Miss Understanding 2009

last Thursday i participated in a subway-party-cum-art-exhibit that somehow spiraled into a sociopolitical morass, & now feel the need to explain myself:

people play music on trains. people play music on train platforms. these are both common occurrences, not requiring phone calls to the cops, the transit police, or the local militia. commuters who do not want to hear this music are generally out of luck, unless they've brought headphones or have selective hearing--i know, i've been one of these commuters many times, more frequently now that my mp3 player is busted & a new one has yet to present itself for an acceptable price. somehow, 99% of these musicians don't get called out by catty after-the-fact wannabe pundits who demean the entire affair as the brainchild of "privileged white hipsters" invading "their" territory with loud noise & circus effects. speaking from the back of the J train--which passes outside my window hello J train i live off you--i heard unamplified violin, guitar, & banjo music, a girl singing, people bustling around handing out donuts & juice, maybe flowers. not disruptive. didn't see any commuters getting any more pissed off than they'd been when they got on the train. no one raises an eyebrow when subway musicians commandeer a car, often with much higher volumes of noise--i can't be the only person who's almost gotten kicked in the face by a breakdancer, but done nothing about it except maybe move a few inches to the left--& "white" is a lazy descriptor by internet douchebags who can't even be bothered to look at the pictures taken at the event, not only irrelevant but completely wrong. i'm not a fucking hipster & plenty of people present were not fucking hipsters. lazy generalizations will be the death of responsible reporting.* same with privilege--sure, some people there were probably subsidized at least in part by their parents. plenty weren't. "trust fund hipster" at this point is such a cliche that unless you are using it to describe a single person, it's all but meaningless.

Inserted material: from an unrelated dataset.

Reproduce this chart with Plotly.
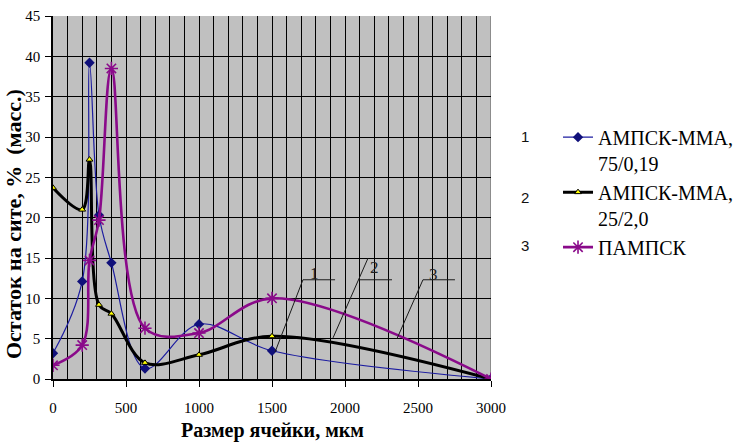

[the sociopolitical commentary re: "songs about money" supposedly made on the Broadway Junction platform is asinine, however, though i don't know who made it--i am assuming it was a to-remain-unnamed aspiring Rock Star who in his rush to the top tends to step in his own mouth. as for the "acrobats" doing flips over the subway railings & dropping change from their pockets, i wish i had been in THAT car. that change would be MINE, fuckers.]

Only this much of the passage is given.